Coupeville Garden Club plant sale showcases year-round greenhouse effort
Geraniums and tomatoes are expected to go fast at Coupeville Garden Club’s plant sale, the end result of a greenhouse effort that starts months before spring.

Geraniums and tomatoes are expected to be the first plants to disappear when the Coupeville Garden Club opens its annual sale at the Coupeville High School gym on May 2, with flowers, vegetables, herbs and concrete art filling the room from 9 a.m. to 3 p.m. The club’s most popular tables have become a familiar spring stop in Coupeville, where the sale has grown from about 3,500 plants in 2021 to nearly 6,000 in 2025.
What shoppers see for one day reflects work that has stretched through the winter and into spring. Club members spend months growing plants from seeds and cuttings, watering, weeding, controlling pests and timing blooms so everything is ready on schedule. The greenhouse behind that effort, Terry Welch’s Instructional Greenhouse, or T.W.I.G., was bought and set up in 2002 after a campaign led by science teacher Terry Welch and club member Roberta Piercy. It now serves both the garden club and Coupeville School District science classes, giving students a place to start vegetable seeds for raised beds that supply produce for Help House.

That public benefit is part of the club’s long identity in town. Founded on April 13, 1961, with 28 people present at the first meeting, the Coupeville Garden Club began with plantings at the West Coast Telephone Building on North Main and Coveland streets. It started maintaining Triangle Park in 1962, later known as Cooks Corner Park, and extended its work to Front Street for erosion control in 1963 and 1964. The club held its first plant sale in 1968 at the Methodist Church and raised $157.01, then moved the sale to the Coupeville Recreation Hall in 1970.
Those early projects turned into the barrels, beds and signs people pass every day. The club has planted 60 flower barrels, landscaped Cooks Corner, the Coupeville Recreation Hall and Captain Thomas Coupe Park, and kept up the welcome signs at the town’s edges. Proceeds from the sale help fund bulbs and other materials for those displays, tying the fundraiser directly to the look of downtown Coupeville and its entryways.

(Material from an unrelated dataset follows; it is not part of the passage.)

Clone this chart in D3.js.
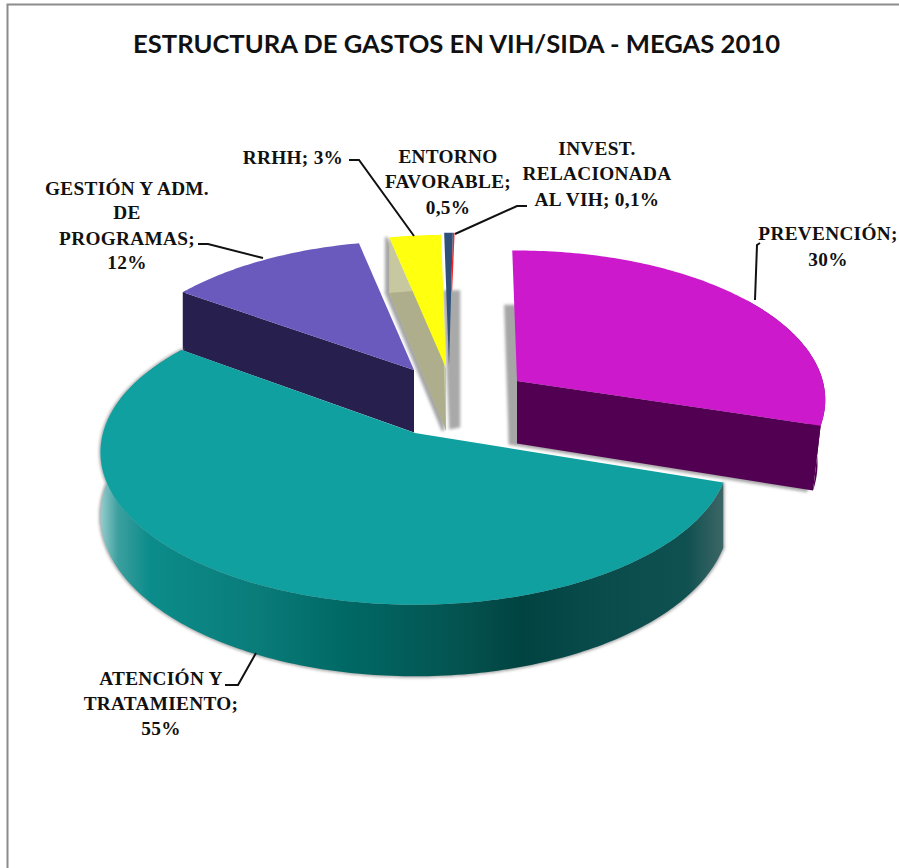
<!DOCTYPE html>
<html>
<head>
<meta charset="utf-8">
<title>Estructura de gastos</title>
<script src="https://d3js.org/d3.v7.min.js"></script>
<style>
html, body { margin: 0; padding: 0; background: #fff; }
svg { display: block; }
</style>
</head>
<body>
<svg id="chart" width="899" height="868"></svg>
<script>
// values, percentages of the total
var categories = ['PREVENCIÓN', 'ATENCIÓN Y TRATAMIENTO', 'GESTIÓN Y ADM. DE PROGRAMAS', 'RRHH', 'ENTORNO FAVORABLE', 'INVEST. RELACIONADA AL VIH'];
var values = [30, 55, 12, 3, 0.5, 0.1];
var titleText = 'ESTRUCTURA DE GASTOS EN VIH/SIDA - MEGAS 2010';

var topColors = ['#cc19cc', '#11a0a0', '#6a5abe', '#ffff10', '#2f5078', '#ff2020'];
var sideColors = ['#520052', 'url(#tealRim)', '#27204f', '#c8c8a0', '#a9a9a9', '#a9a9a9'];

// how far each slice is pulled out of the pie, and small per slice corrections
var explodeX = [77, -25, -26, 6, 9, 9];
var explodeY = [6, 58, -5, -7, -9, -9];
var radiusScale = [0.98, 1, 0.97, 1, 1, 1];
var spin = [0, 1.5, 0, 0, 0, 0];
var shadowX = [-7, 0, 0, -3, 0, 0];
var hasShadow = [true, true, false, true, false, false];
var taper = [0.975, 1, 1, 1, 1, 1];
var drawOrder = [5, 4, 3, 2, 0, 1];

var labels = [
  { lines: ['PREVENCIÓN;', '30%'], x: 828, y: [240, 266], leader: [[760, 243], [757, 245], [755, 300]] },
  { lines: ['ATENCIÓN Y', 'TRATAMIENTO;', '55%'], x: 161, y: [685, 710, 735], leader: [[225, 685], [238, 685], [256, 653]] },
  { lines: ['GESTIÓN Y ADM.', 'DE', 'PROGRAMAS;', '12%'], x: 127, y: [195, 219, 245, 269], leader: [[198, 244], [208, 244], [263, 258]] },
  { lines: ['RRHH; 3%'], x: 293, y: [164], leader: [[349, 160], [359, 160], [414, 236]] },
  { lines: ['ENTORNO', 'FAVORABLE;', '0,5%'], x: 448, y: [163, 188, 214], leader: null },
  { lines: ['INVEST.', 'RELACIONADA', 'AL VIH; 0,1%'], x: 597, y: [155, 180, 206], leader: [[527, 206], [517, 206], [455, 234]] }
];

var cx = 440, cy = 375;
var R = 312, tilt = 150, focal = 7.9, depth = 62.5;

var svg = d3.select('#chart');
var defs = svg.append('defs');

// rim shading of the big slice
var rim = defs.append('linearGradient').attr('id', 'tealRim')
  .attr('gradientUnits', 'userSpaceOnUse').attr('x1', 99).attr('x2', 730).attr('y1', 0).attr('y2', 0);
[[0, '#9fd0d0'], [0.03, '#3c9f9f'], [0.08, '#0b8c8a'], [0.25, '#0a7c7a'], [0.38, '#006a66'],
 [0.58, '#04524f'], [0.67, '#004341'], [0.8, '#0a4c4c'], [0.93, '#0f5050'], [1, '#456a6a']]
  .forEach(function(s) { rim.append('stop').attr('offset', s[0]).attr('stop-color', s[1]); });

defs.append('filter').attr('id', 'soft').attr('x', '-20%').attr('y', '-20%').attr('width', '140%').attr('height', '140%')
  .append('feGaussianBlur').attr('stdDeviation', 1.6);

// frame
svg.append('path')
  .attr('d', 'M7.5,868V4.5H899')
  .attr('fill', 'none').attr('stroke', '#8c8c8c').attr('stroke-width', 2);

svg.append('text')
  .attr('x', 456.5).attr('y', 53)
  .attr('text-anchor', 'middle')
  .attr('font-family', 'Lato')
  .attr('font-weight', 'bold')
  .attr('font-size', 25.6)
  .attr('fill', '#111')
  .text(titleText);

// percentages are rounded, so one full turn is 100 and not the sum of the array
// (d3.pie clamps its span to one turn, so the angles come from a plain scale)
var start = -1 * Math.PI / 180;
var angle = d3.scaleLinear().domain([0, 100]).range([start, start + 2 * Math.PI]);
var totals = Array.from(d3.cumsum(values));
var arcs = values.map(function(v, i) {
  var turn = spin[i] * Math.PI / 180;
  return { startAngle: angle(totals[i] - v) + turn, endAngle: angle(totals[i]) + turn };
});

function project(a, r) {
  var u = Math.sin(a), v = -Math.cos(a);
  var s = focal / (focal - v);
  return { x: R * r * u * s, y: tilt * r * v * s, v: v, s: s };
}

var line = d3.line();

function samples(d, r) {
  var n = Math.max(2, Math.ceil((d.endAngle - d.startAngle) * 60));
  return d3.range(n + 1).map(function(i) {
    return project(d.startAngle + (d.endAngle - d.startAngle) * i / n, r);
  });
}

function slicePaths(d, i) {
  var ax = cx + explodeX[i], ay = cy + explodeY[i];
  var pts = samples(d, radiusScale[i]);
  var top = pts.map(function(p) { return [ax + p.x, ay + p.y]; });
  var bottom = pts.map(function(p) { return [ax + p.x * taper[i], ay + p.y + depth * p.s]; });
  var apexBottom = [ax, ay + depth];
  var last = pts.length - 1;

  // only the part of the rim that can be seen from the front
  var keep = d3.range(pts.length).filter(function(k) { return pts[k].v > -0.6; });
  var rimTop = keep.map(function(k) { return top[k]; });
  var rimBottom = keep.map(function(k) { return bottom[k]; }).reverse();

  var faces = [];
  if (keep.length > 1) faces.push(line(rimTop.concat(rimBottom)) + 'Z');
  if (Math.sin(d.startAngle) < -0.1) faces.unshift(line([[ax, ay], top[0], bottom[0], apexBottom]) + 'Z');
  if (Math.sin(d.endAngle) > 0.1) faces.unshift(line([[ax, ay], top[last], bottom[last], apexBottom]) + 'Z');

  return {
    top: line([[ax, ay]].concat(top)) + 'Z',
    floor: line([apexBottom].concat(bottom)) + 'Z',
    faces: faces,
    // grey block seen under the two thinnest slices
    block: line([[bottom[0][0] - 1, bottom[0][1] + 2], [bottom[0][0] + 16, bottom[0][1] + 2],
                 [bottom[0][0] + 16, apexBottom[1] - 1], [bottom[0][0] + 5, apexBottom[1] + 1]]) + 'Z'
  };
}

drawOrder.forEach(function(i) {
  var p = slicePaths(arcs[i], i);
  var g = svg.append('g').attr('class', 'slice');

  // the two thinnest slices only show a flat grey block below them
  if (values[i] < 1) {
    if (i === 4) {
      g.append('path').attr('d', p.block)
        .attr('fill', sideColors[i])
        .attr('filter', 'url(#soft)');
    }
    g.append('path').attr('d', p.top).attr('fill', topColors[i]);
    return;
  }

  if (hasShadow[i]) {
    g.append('g')
      .attr('filter', 'url(#soft)')
      .attr('transform', 'translate(' + shadowX[i] + ',0)')
      .selectAll('path')
      .data(p.faces.concat([p.floor]))
      .enter().append('path')
      .attr('d', function(d) { return d; })
      .attr('fill', '#a6a6a6')
      .attr('stroke', '#a6a6a6')
      .attr('stroke-width', 2.5);
  }

  g.selectAll('path.side')
    .data(p.faces)
    .enter().append('path')
    .attr('class', 'side')
    .attr('d', function(d) { return d; })
    .attr('fill', sideColors[i]);

  if (i === 3) {
    g.append('path').attr('d', p.floor).attr('fill', '#aeae8c');
  }

  g.append('path').attr('d', p.top).attr('fill', topColors[i]);
});

// labels and leader lines
labels.forEach(function(l) {
  if (l.leader) {
    svg.append('path')
      .attr('d', line(l.leader))
      .attr('fill', 'none')
      .attr('stroke', '#111')
      .attr('stroke-width', 2);
  }
  l.lines.forEach(function(t, j) {
    svg.append('text')
      .attr('x', l.x).attr('y', l.y[j])
      .attr('text-anchor', 'middle')
      .attr('font-family', 'Liberation Serif')
      .attr('font-weight', 'bold')
      .attr('font-size', 19.3)
      .attr('letter-spacing', 0.3)
      .attr('fill', '#111')
      .text(t);
  });
});
</script>
</body>
</html>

The club continues to meet the first Thursday of each month at 9:30 a.m. at the Coupeville Recreation Hall, with many work parties on Tuesdays. Annual dues are $25, $40 for couples and free for members over 80. Veterans such as 90-year-old Virginia Brown, who joined in 2002, work alongside newer members, keeping the sale both a retail event and a multigenerational civic ritual that shapes Coupeville’s public face year after year.